Forgetting.com is a novel by Algerian novelist Ahlam Mosteghanemi. It was published in 2009.

The novel revolves around tips for forgetting a lover. Through this novel, Mosteghanemi tries to provide magical recipes for every female to forget her man. Mosteghanemi prohibited the sale of this novel to men.

Mosteghanemi describes forgetting men as having a super ability to quickly forget, and that the real problem does not lie in relationships in general and only in men, but rather in the way women love, which pushes them to sacrifice anything to keep the man in their lives. Mosteghanemi advises women, saying (Love him as A woman did not love / forget him as men forget) claiming that men are able to forget faster than women.

== Synopsis ==
The novel starts when the heroine Ahlam - the writer herself - meets her friend Camelia, whose man abandoned her. She lives with her, and agrees to call her every day at the same time as the man who abandoned her.

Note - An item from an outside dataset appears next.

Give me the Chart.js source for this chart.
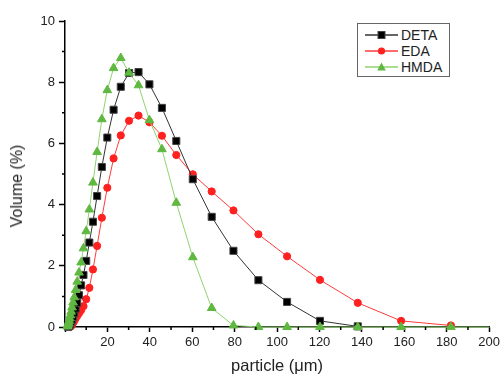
<!DOCTYPE html>
<html>
<head>
<meta charset="utf-8">
<script src="https://cdn.jsdelivr.net/npm/chart.js@4/dist/chart.umd.min.js"></script>
<style>
  html, body { margin: 0; padding: 0; background: #fff; }
  #wrap { position: relative; width: 503px; height: 376px; }
  #legend { position: absolute; left: 357px; top: 23px; width: 91px; height: 52px;
            border: 1px solid #666; background: #fff; font-family: "Liberation Sans", Arial, sans-serif;
            font-size: 14px; color: #222; }
  .row { position: absolute; left: 0; height: 16px; width: 91px; }
  .row svg { position: absolute; left: 7px; top: 0; }
  .row span { position: absolute; left: 43px; top: 0; line-height: 16px; }
  #ytitle { position: absolute; left: 17px; top: 186px; width: 0; height: 0; }
  #ytitle span { position: absolute; left: 0; top: 0; transform: translate(-50%, -50%) rotate(-90deg);
                 white-space: nowrap; font-family: "Liberation Sans", Arial, sans-serif; font-size: 16px;
                 color: #222; line-height: 18px; }
</style>
</head>
<body>
<div id="wrap">
  <canvas id="c" width="503" height="376"></canvas>
  <div id="legend"></div>
  <div id="ytitle"><span>Volume (%)</span></div>
</div>
<script>
// particle size bins (µm)
const sizes = [1.10, 1.26, 1.45, 1.66, 1.91, 2.19, 2.51, 2.88, 3.31, 3.80,
               4.37, 5.01, 5.75, 6.61, 7.59, 8.71, 10.00, 11.48, 13.18, 15.14,
               17.38, 19.95, 22.91, 26.30, 30.20, 34.67, 39.81, 45.71, 52.48, 60.26,
               69.18, 79.43, 91.20, 104.71, 120.23, 138.04, 158.49, 181.97, 208.93];
// Volume (%)
const deta = [null, null, 0.01, 0.02, 0.04, 0.07, 0.11, 0.17, 0.24, 0.33,
              0.45, 0.60, 0.79, 1.04, 1.36, 1.70, 2.16, 2.76, 3.44, 4.28,
              5.23, 6.19, 7.10, 7.85, 8.30, 8.33, 7.93, 7.16, 6.08, 4.83,
              3.60, 2.49, 1.53, 0.82, 0.20, 0.02, null, null, null];
const eda  = [null, null, null, null, null, null, 0.01, 0.03, 0.07, 0.13,
              0.20, 0.28, 0.36, 0.45, 0.55, 0.68, 0.91, 1.28, 1.88, 2.65,
              3.57, 4.55, 5.51, 6.26, 6.74, 6.91, 6.69, 6.25, 5.62, 4.99,
              4.43, 3.81, 3.03, 2.31, 1.54, 0.79, 0.20, 0.05, null];
const hmda = [0.02, 0.04, 0.08, 0.13, 0.20, 0.28, 0.38, 0.50, 0.64, 0.80,
              0.97, 1.21, 1.48, 1.78, 2.11, 2.57, 3.13, 3.84, 4.72, 5.72,
              6.79, 7.74, 8.46, 8.79, 8.31, 7.90, 6.76, 5.81, 4.06, 2.28,
              0.62, 0.05, 0, 0, 0, 0, 0, 0, 0];

const seriesNames = ['DETA', 'EDA', 'HMDA'];
const xMinorTicks = [10, 30, 50, 70, 90, 110, 130, 150, 170, 190];
const yMinorTicks = [1, 3, 5, 7, 9];

function pts(vals) {
  return sizes.map((s, i) => ({ x: s, y: vals[i] }))
              .filter(p => p.y !== null && p.y !== undefined);
}

const styles = [
  { line: '#333333', fill: '#000000', stroke: '#444444', shape: 'rect', r: 5, order: 1 },
  { line: '#ff3b3b', fill: '#ff2020', stroke: '#ff2020', shape: 'circle', r: 3.6, order: 2 },
  { line: '#8fd36f', fill: '#5fb840', stroke: '#5fb840', shape: 'triangle', r: 5, order: 0 }
];
const values = [deta, eda, hmda];

const FONT = '"Liberation Sans", Arial, sans-serif';

const minorTicks = {
  id: 'minorTicks',
  afterDatasetsDraw(chart) {
    const ctx = chart.ctx;
    const xs = chart.scales.x, ys = chart.scales.y;
    ctx.save();
    ctx.strokeStyle = '#000';
    ctx.lineWidth = 1.5;
    ctx.beginPath();
    xMinorTicks.forEach(v => {
      const px = xs.getPixelForValue(v);
      ctx.moveTo(px, ys.bottom);
      ctx.lineTo(px, ys.bottom + 3);
    });
    yMinorTicks.forEach(v => {
      const py = ys.getPixelForValue(v);
      ctx.moveTo(xs.left, py);
      ctx.lineTo(xs.left - 3, py);
    });
    ctx.stroke();
    ctx.restore();
  }
};

new Chart(document.getElementById('c'), {
  type: 'line',
  data: {
    datasets: seriesNames.map((name, k) => ({
      label: name,
      data: pts(values[k]),
      borderColor: styles[k].line,
      borderWidth: 1,
      backgroundColor: styles[k].fill,
      pointBackgroundColor: styles[k].fill,
      pointBorderColor: styles[k].stroke,
      pointBorderWidth: 1,
      pointStyle: styles[k].shape,
      pointRadius: styles[k].r,
      pointHoverRadius: styles[k].r,
      tension: 0,
      fill: false,
      order: styles[k].order,
      clip: { left: 10, top: 10, right: 0, bottom: 10 }
    }))
  },
  options: {
    responsive: false,
    animation: false,
    events: [],
    layout: { padding: { left: 0, top: 21, right: 12, bottom: 0 } },
    plugins: { legend: { display: false }, tooltip: { enabled: false } },
    scales: {
      x: {
        type: 'linear', min: 0, max: 200,
        ticks: { stepSize: 20, autoSkip: false, maxRotation: 0, padding: 3,
                 color: '#222', font: { family: FONT, size: 13 },
                 callback: v => (v === 0 ? '' : v) },
        grid: { drawOnChartArea: false, drawTicks: true, tickLength: 5, tickColor: '#000', tickWidth: 1.5 },
        border: { display: true, color: '#000', width: 1.5 },
        title: { display: true, text: 'particle (μm)', color: '#222',
                 font: { family: FONT, size: 16.5 }, padding: { top: 2, bottom: 0 } },
        afterFit: s => { s.height = 49; }
      },
      y: {
        min: 0, max: 10,
        ticks: { stepSize: 2, padding: 4, color: '#222', font: { family: FONT, size: 13 } },
        grid: { drawOnChartArea: false, drawTicks: true, tickLength: 6, tickColor: '#000', tickWidth: 1.5 },
        border: { display: true, color: '#000', width: 1.5 },
        title: { display: false },
        afterFit: s => { s.width = 65; }
      }
    }
  },
  plugins: [minorTicks]
});

// legend (HTML, real text)
const legend = document.getElementById('legend');
seriesNames.forEach((name, k) => {
  const st = styles[k];
  const row = document.createElement('div');
  row.className = 'row';
  row.style.top = (3 + k * 16) + 'px';
  let marker;
  if (st.shape === 'rect') marker = '<rect x="13" y="4.5" width="7" height="7" fill="' + st.fill + '" stroke="' + st.stroke + '" stroke-width="1"/>';
  else if (st.shape === 'circle') marker = '<circle cx="16.5" cy="8" r="3.6" fill="' + st.fill + '"/>';
  else marker = '<polygon points="16.5,3.5 20.8,11.5 12.2,11.5" fill="' + st.fill + '"/>';
  row.innerHTML = '<svg width="34" height="16"><line x1="0" y1="8" x2="33" y2="8" stroke="' + st.line + '" stroke-width="1.3"/>' + marker + '</svg><span>' + name + '</span>';
  legend.appendChild(row);
});
</script>
</body>
</html>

Ahlam calls her friend every day at the same time for two months, and one day they went together to a poetry evening and met by chance the man who had abandoned her friend.

The next day, when Ahlam tried to call her friend, she found the line busy. This made her sure that she had returned to a relationship with that man, so she felt angry and stopped calling.

== Excerpts ==
From the novel:

"There are two types of misery, the first is that you do not get what you wish for, and the second is that it comes to you when you and your wishes have changed after you have been miserable because of them for years.

"They talk behind me because they are already behind me so I don't care.

"Tomorrow from the same place the sun will rise; For as it goes away inside you, it will rise again from you.

"It remains that the ideal treatment for all heart aches is laughter, and not taking memory seriously."